─── Data provided

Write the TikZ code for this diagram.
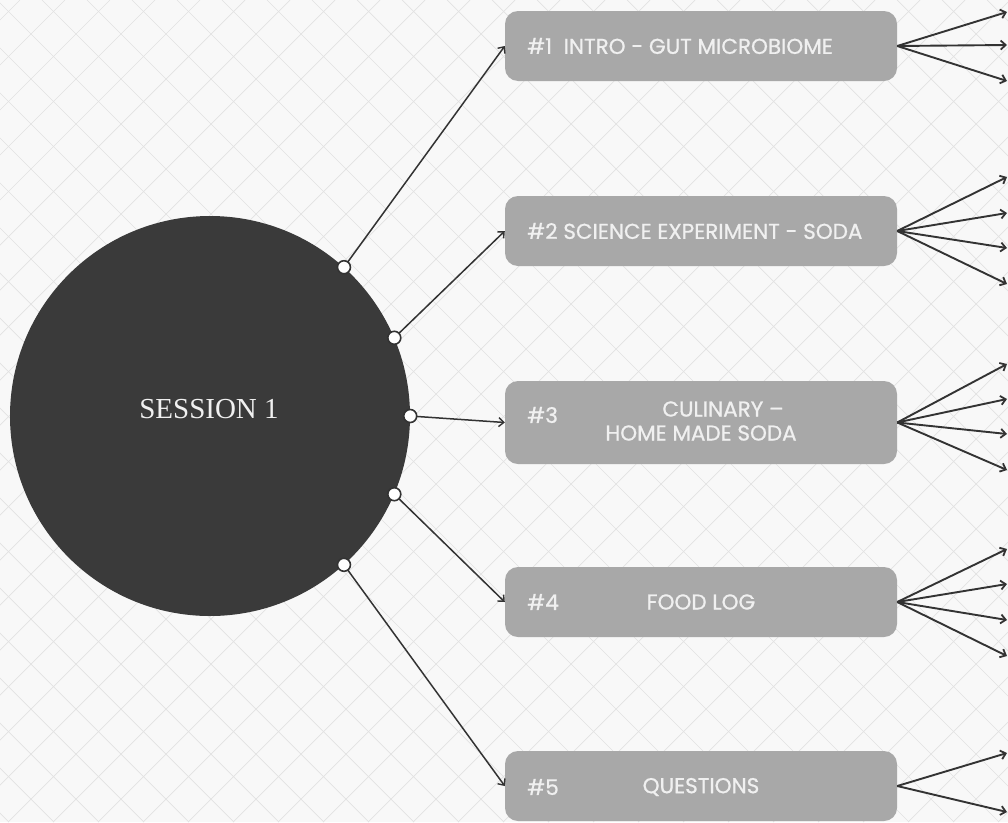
\documentclass[tikz,border=0pt]{standalone}
\usepackage{fontspec}
\setmainfont{Poppins}[FakeBold=0.9]
\newfontfamily\serifsess{Liberation Serif}
\usetikzlibrary{arrows.meta}
\definecolor{bgc}{HTML}{F8F8F8}
\definecolor{gridc}{HTML}{E2E2E2}
\definecolor{circc}{HTML}{3A3A3A}
\definecolor{boxc}{HTML}{A8A8A8}
\definecolor{txtc}{HTML}{F0F0F0}
\definecolor{linec}{HTML}{333333}
\tikzset{
  boxnode/.style={fill=boxc, rounded corners=13pt, minimum width=392pt, inner sep=0pt},
  lbl/.style={text=txtc, font=\fontsize{21.5}{25}\selectfont, inner sep=0pt, anchor=west},
  clbl/.style={text=txtc, font=\fontsize{21.5}{25}\selectfont, inner sep=0pt, align=center},
  marker/.style={circle, fill=white, draw=linec, line width=1.6pt, minimum size=13pt, inner sep=0pt},
  conn/.style={draw=linec, line width=1.5pt, -{Straight Barb[length=5pt,width=9pt,line width=1.4pt]}},
  fan/.style={draw=linec, line width=1.9pt, -{Straight Barb[length=5pt,width=9pt,line width=1.8pt]}}
}
\begin{document}
\begin{tikzpicture}[x=1pt,y=-1pt]
\useasboundingbox (0,0) rectangle (1008,822);
\fill[bgc] (0,0) rectangle (1008,822);
\begin{scope}
\clip (0,0) rectangle (1008,822);
\foreach \c in {-25,20,...,1850} {
  \draw[gridc, line width=0.7pt] (\c,0) -- (\c-822,822);
}
\foreach \d in {-858,-813,...,1050} {
  \draw[gridc, line width=0.7pt] (\d,0) -- (\d+822,822);
}
\end{scope}
% central circle
\node[circle, fill=circc, minimum size=400pt, inner sep=0pt] (S) at (210,416) {};
\node[text=txtc, font=\serifsess\fontsize{29}{34}\selectfont, inner sep=0pt] (St) at (209,409) {SESSION 1};
% boxes
\node[boxnode, minimum height=70pt] (b1) at (701,46) {};
\node[boxnode, minimum height=70pt] (b2) at (701,231) {};
\node[boxnode, minimum height=83pt] (b3) at (701,422.5) {};
\node[boxnode, minimum height=70pt] (b4) at (701,602) {};
\node[boxnode, minimum height=70pt] (b5) at (701,786) {};
% labels
\node[lbl] (t1) at (527,46) {\#1\ \ INTRO - GUT MICROBIOME};
\node[lbl] (t2) at (527,231) {\#2 SCIENCE EXPERIMENT - SODA};
\node[lbl] (t3) at (527,415) {\#3};
\node[clbl] (t3a) at (723,409) {CULINARY –};
\node[clbl] (t3b) at (701,433) {HOME MADE SODA};
\node[lbl] (t4) at (527,602) {\#4};
\node[clbl] (t4a) at (701,602) {FOOD LOG};
\node[lbl] (t5) at (527,787) {\#5};
\node[clbl] (t5a) at (701,787) {QUESTIONS};
% connectors
\draw[conn] (S.48.3) -- (b1.west);
\draw[conn] (S.23) -- (b2.west);
\draw[conn] (S.0) -- (b3.west);
\draw[conn] (S.-23) -- (b4.west);
\draw[conn] (S.-48.3) -- (b5.west);
% markers on circle
\node[marker] (m1) at (S.48.3) {};
\node[marker] (m2) at (S.23) {};
\node[marker] (m3) at (S.0) {};
\node[marker] (m4) at (S.-23) {};
\node[marker] (m5) at (S.-48.3) {};
% fan targets
\coordinate (f11) at (1007,12);
\coordinate (f12) at (1007,45);
\coordinate (f13) at (1007,81);
\coordinate (f21) at (1007,177);
\coordinate (f22) at (1007,213);
\coordinate (f23) at (1007,248);
\coordinate (f24) at (1007,284);
\coordinate (f31) at (1007,364);
\coordinate (f32) at (1007,399);
\coordinate (f33) at (1007,434);
\coordinate (f34) at (1007,470);
\coordinate (f41) at (1007,549);
\coordinate (f42) at (1007,584);
\coordinate (f43) at (1007,620);
\coordinate (f44) at (1007,656);
\coordinate (f51) at (1007,753);
\coordinate (f52) at (1007,812);
\foreach \t in {f11,f12,f13} \draw[fan] (b1.east) -- (\t);
\foreach \t in {f21,f22,f23,f24} \draw[fan] (b2.east) -- (\t);
\foreach \t in {f31,f32,f33,f34} \draw[fan] (b3.east) -- (\t);
\foreach \t in {f41,f42,f43,f44} \draw[fan] (b4.east) -- (\t);
\foreach \t in {f51,f52} \draw[fan] (b5.east) -- (\t);
\end{tikzpicture}
\end{document}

──────

◆ **Work required**:
Every line of the material is to be quoted exactly, with no pictures carried over.

◆ **Solution**:
Write the TikZ code for this diagram.
\documentclass[tikz,border=0pt]{standalone}
\usepackage{fontspec}
\setmainfont{Poppins}[FakeBold=0.9]
\newfontfamily\serifsess{Liberation Serif}
\usetikzlibrary{arrows.meta}
\definecolor{bgc}{HTML}{F8F8F8}
\definecolor{gridc}{HTML}{E2E2E2}
\definecolor{circc}{HTML}{3A3A3A}
\definecolor{boxc}{HTML}{A8A8A8}
\definecolor{txtc}{HTML}{F0F0F0}
\definecolor{linec}{HTML}{333333}
\tikzset{
  boxnode/.style={fill=boxc, rounded corners=13pt, minimum width=392pt, inner sep=0pt},
  lbl/.style={text=txtc, font=\fontsize{21.5}{25}\selectfont, inner sep=0pt, anchor=west},
  clbl/.style={text=txtc, font=\fontsize{21.5}{25}\selectfont, inner sep=0pt, align=center},
  marker/.style={circle, fill=white, draw=linec, line width=1.6pt, minimum size=13pt, inner sep=0pt},
  conn/.style={draw=linec, line width=1.5pt, -{Straight Barb[length=5pt,width=9pt,line width=1.4pt]}},
  fan/.style={draw=linec, line width=1.9pt, -{Straight Barb[length=5pt,width=9pt,line width=1.8pt]}}
}
\begin{document}
\begin{tikzpicture}[x=1pt,y=-1pt]
\useasboundingbox (0,0) rectangle (1008,822);
\fill[bgc] (0,0) rectangle (1008,822);
\begin{scope}
\clip (0,0) rectangle (1008,822);
\foreach \c in {-25,20,...,1850} {
  \draw[gridc, line width=0.7pt] (\c,0) -- (\c-822,822);
}
\foreach \d in {-858,-813,...,1050} {
  \draw[gridc, line width=0.7pt] (\d,0) -- (\d+822,822);
}
\end{scope}
% central circle
\node[circle, fill=circc, minimum size=400pt, inner sep=0pt] (S) at (210,416) {};
\node[text=txtc, font=\serifsess\fontsize{29}{34}\selectfont, inner sep=0pt] (St) at (209,409) {SESSION 1};
% boxes
\node[boxnode, minimum height=70pt] (b1) at (701,46) {};
\node[boxnode, minimum height=70pt] (b2) at (701,231) {};
\node[boxnode, minimum height=83pt] (b3) at (701,422.5) {};
\node[boxnode, minimum height=70pt] (b4) at (701,602) {};
\node[boxnode, minimum height=70pt] (b5) at (701,786) {};
% labels
\node[lbl] (t1) at (527,46) {\#1\ \ INTRO - GUT MICROBIOME};
\node[lbl] (t2) at (527,231) {\#2 SCIENCE EXPERIMENT - SODA};
\node[lbl] (t3) at (527,415) {\#3};
\node[clbl] (t3a) at (723,409) {CULINARY –};
\node[clbl] (t3b) at (701,433) {HOME MADE SODA};
\node[lbl] (t4) at (527,602) {\#4};
\node[clbl] (t4a) at (701,602) {FOOD LOG};
\node[lbl] (t5) at (527,787) {\#5};
\node[clbl] (t5a) at (701,787) {QUESTIONS};
% connectors
\draw[conn] (S.48.3) -- (b1.west);
\draw[conn] (S.23) -- (b2.west);
\draw[conn] (S.0) -- (b3.west);
\draw[conn] (S.-23) -- (b4.west);
\draw[conn] (S.-48.3) -- (b5.west);
% markers on circle
\node[marker] (m1) at (S.48.3) {};
\node[marker] (m2) at (S.23) {};
\node[marker] (m3) at (S.0) {};
\node[marker] (m4) at (S.-23) {};
\node[marker] (m5) at (S.-48.3) {};
% fan targets
\coordinate (f11) at (1007,12);
\coordinate (f12) at (1007,45);
\coordinate (f13) at (1007,81);
\coordinate (f21) at (1007,177);
\coordinate (f22) at (1007,213);
\coordinate (f23) at (1007,248);
\coordinate (f24) at (1007,284);
\coordinate (f31) at (1007,364);
\coordinate (f32) at (1007,399);
\coordinate (f33) at (1007,434);
\coordinate (f34) at (1007,470);
\coordinate (f41) at (1007,549);
\coordinate (f42) at (1007,584);
\coordinate (f43) at (1007,620);
\coordinate (f44) at (1007,656);
\coordinate (f51) at (1007,753);
\coordinate (f52) at (1007,812);
\foreach \t in {f11,f12,f13} \draw[fan] (b1.east) -- (\t);
\foreach \t in {f21,f22,f23,f24} \draw[fan] (b2.east) -- (\t);
\foreach \t in {f31,f32,f33,f34} \draw[fan] (b3.east) -- (\t);
\foreach \t in {f41,f42,f43,f44} \draw[fan] (b4.east) -- (\t);
\foreach \t in {f51,f52} \draw[fan] (b5.east) -- (\t);
\end{tikzpicture}
\end{document}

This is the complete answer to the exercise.